Originally published on boeing.mediaroom.com.
Louisiana institution to continue support for NASA’s Space Launch System
Boeing [NYSE: BA] and Southern University and A&M College have signed an 18-month NASA Mentor-Protégé agreement to work together on NASA’s Space Launch System (SLS) program.
Boeing will provide tactical business and technical support to Southern University to improve its ability to win NASA contracts and subcontracts. The university already supplies alumni engineering skills to Boeing for SLS at NASA’s Michoud Assembly Facility in New Orleans.
The SLS is the world’s most powerful rocket. It will launch NASA’s Artemis missions to the moon, Mars and beyond.

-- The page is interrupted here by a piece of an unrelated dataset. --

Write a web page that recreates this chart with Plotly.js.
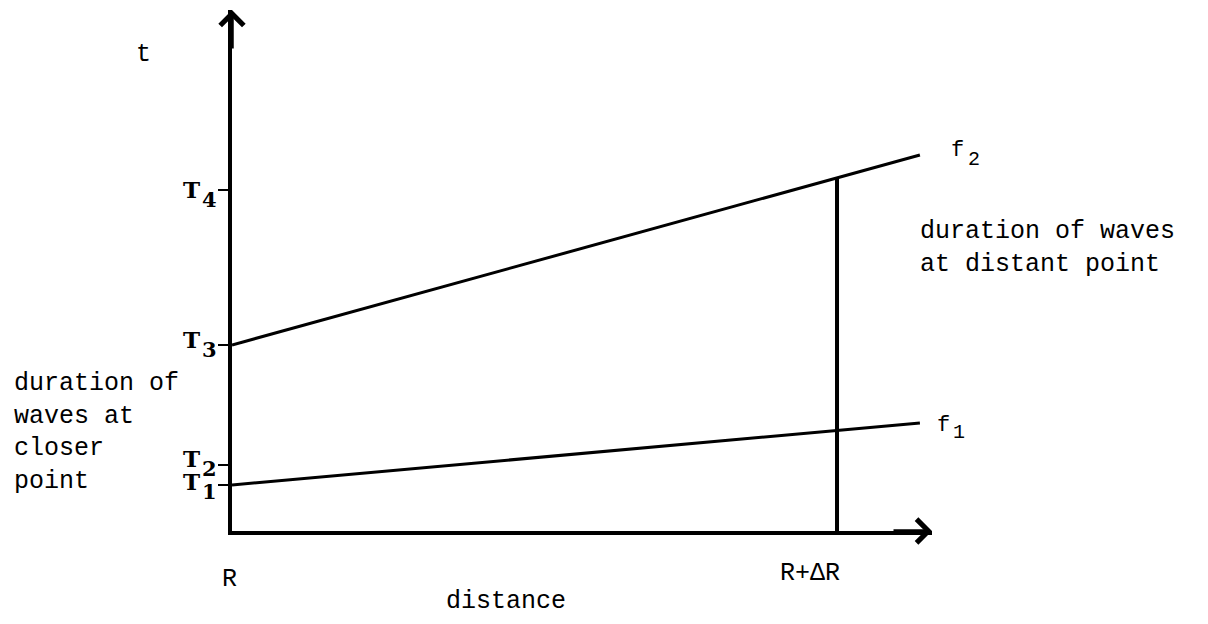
<!DOCTYPE html>
<html>
<head>
<meta charset="utf-8">
<script src="https://cdn.plot.ly/plotly-3.0.1.min.js"></script>
<style>html,body{margin:0;padding:0;background:#fff;}#chart{width:1208px;height:624px;}</style>
</head>
<body>
<div id="chart"></div>
<script>
// ---- data ----
const distance = [0, 1.137];            // R ... end of drawn lines (units of ΔR)
const f1Time = [0.46, 1.08];
const f2Time = [1.86, 3.76];
const markerDistance = [1, 1];          // R+ΔR
const markerTime = [0, 3.53];
const tTickVals = [0.46, 0.66, 1.86, 3.41];
const tTickNames = ["1", "2", "3", "4"];
const xTickVals = [0, 1];
const xTickText = ["R", "R+ΔR"];
const xMax = 1.157, yMax = 5.21;

const mono = "Liberation Mono";
const serif = "DejaVu Serif";
// pixel -> paper coordinates (plot area 232..932 x 10..531)
const PX = px => (px - 232) / 700;
const PY = py => (531 - py) / 521;

const line = {color: "#000", width: 3};
const traces = [
  {x: distance, y: f1Time, mode: "lines", line: line, hoverinfo: "skip"},
  {x: distance, y: f2Time, mode: "lines", line: line, hoverinfo: "skip"},
  {x: markerDistance, y: markerTime, mode: "lines", line: {color: "#000", width: 4}, hoverinfo: "skip"}
];

const ann = [];
function txt(text, px, py, size, xanchor, family) {
  ann.push({text: text, x: PX(px), y: PY(py), xref: "paper", yref: "paper", showarrow: false,
    xanchor: xanchor || "left", yanchor: "middle", align: "left",
    font: {family: family || mono, size: size || 25, color: "#000"}});
}
// axis arrows
ann.push({x: 0, y: yMax, xref: "x", yref: "y", ax: 0, ay: 40, text: "", showarrow: true,
  arrowhead: 4, arrowwidth: 3.5, arrowsize: 1.3, arrowcolor: "#000", standoff: 0});
ann.push({x: xMax, y: 0, xref: "x", yref: "y", ax: -40, ay: 0, text: "", showarrow: true,
  arrowhead: 4, arrowwidth: 3.5, arrowsize: 1.3, arrowcolor: "#000", standoff: 0});

// y tick labels (T1..T4): "T" plus a lowered digit
const tLift = [3, 6, 5, 0];
tTickVals.forEach((v, i) => {
  ann.push({text: "<b>T</b>", x: PX(202), xref: "paper", y: v, yref: "y", showarrow: false,
    xanchor: "right", yanchor: "middle", yshift: tLift[i] + 1,
    font: {family: serif, size: 23, color: "#000"}});
  ann.push({text: "<b>" + tTickNames[i] + "</b>", x: PX(200), xref: "paper", y: v, yref: "y", showarrow: false,
    xanchor: "left", yanchor: "middle", yshift: tLift[i] - 9,
    font: {family: serif, size: 21, color: "#000"}});
});
// x tick labels
ann.push({text: xTickText[0], x: xTickVals[0], xref: "x", y: PY(579), yref: "paper", showarrow: false,
  xanchor: "center", yanchor: "middle", xshift: -3, font: {family: mono, size: 25, color: "#000"}});
ann.push({text: xTickText[1], x: xTickVals[1], xref: "x", y: PY(573), yref: "paper", showarrow: false,
  xanchor: "center", yanchor: "middle", xshift: -27, font: {family: mono, size: 25, color: "#000"}});

txt("distance", 506, 601, 25, "center");
txt("t", 143, 55, 25, "center");
txt("duration of<br>waves at<br>closer<br>point", 12, 432);
txt("duration of waves<br>at distant point", 918, 248);
// line labels f1, f2
txt("f", 957, 150, 22, "center");
txt("2", 974, 159, 20, "center");
txt("f", 943, 425, 22, "center");
txt("1", 959, 432, 20, "center");

const layout = {
  width: 1208, height: 624,
  margin: {l: 232, r: 276, t: 10, b: 93, pad: 0},
  paper_bgcolor: "#fff", plot_bgcolor: "#fff",
  showlegend: false,
  xaxis: {range: [0, xMax], showgrid: false, zeroline: false, showline: true, linewidth: 4,
    linecolor: "#000", showticklabels: false, ticks: "", fixedrange: true},
  yaxis: {range: [0, yMax], showgrid: false, zeroline: false, showline: true, linewidth: 4,
    linecolor: "#000", showticklabels: false, ticks: "outside", ticklen: 10, tickwidth: 2,
    tickcolor: "#000", tickvals: tTickVals, fixedrange: true},
  annotations: ann
};
Plotly.newPlot("chart", traces, layout, {staticPlot: true, displayModeBar: false});
</script>
</body>
</html>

“We are honored to be the first HBCU [historically Black colleges and universities] to enter into a Mentor-Protégé agreement with Boeing,” said Ray L. Belton, president of the Southern University System and chancellor of Southern University and A&M College. “We are also excited about supporting the Artemis program and its goal of landing the first woman and the next man on the moon in 2024. We look forward to a long and mutually beneficial relationship with Boeing and NASA.”
The NASA-sponsored Mentor-Protégé Program pairs large companies with eligible small businesses and minority-serving institutions to enhance the protégés’ capabilities and enable them to successfully compete for larger, more complex contracts. During 2019, Boeing subcontracted approximately $5.3 billion to small and diverse businesses.
“Boeing has enjoyed a productive relationship with Southern University that will only be enhanced by this NASA Mentor-Protégé agreement,” said John Shannon, Boeing SLS vice president and program manager. “The Mentor-Protégé program allows Boeing to promote the growth of small suppliers and strengthen the NASA industrial base.”
Boeing is the prime contractor for the design, development, test and production of the SLS core stage, as well as development of the flight avionics suite.
“Southern University and A&M College has long been a leading institution in Louisiana and among fellow HBCUs,” said U.S. Rep. Cedric Richmond. “This collaboration is a great example of NASA and Boeing working hand-in-hand with institutions like Southern University to advance the mission of HBCUs and create sustainable opportunities for those in our district to showcase their engineering skills on the world’s most powerful rocket.”
The Boeing SLS program employs Boeing’s workforce in Huntsville, Alabama, at NASA’s Michoud Assembly Facility in New Orleans, and at other Boeing sites and with suppliers across the United States.
“It is fantastic to see this symbiotic relationship grow with the establishment of a formal mentor-protégé partnership between Southern University and Boeing,” said U.S. Rep. Garret Graves. “This mutually beneficial relationship will build upon Southern and Boeing’s success, provide key opportunities for Southern students, and solidify Louisiana’s role in future lunar and Mars missions.”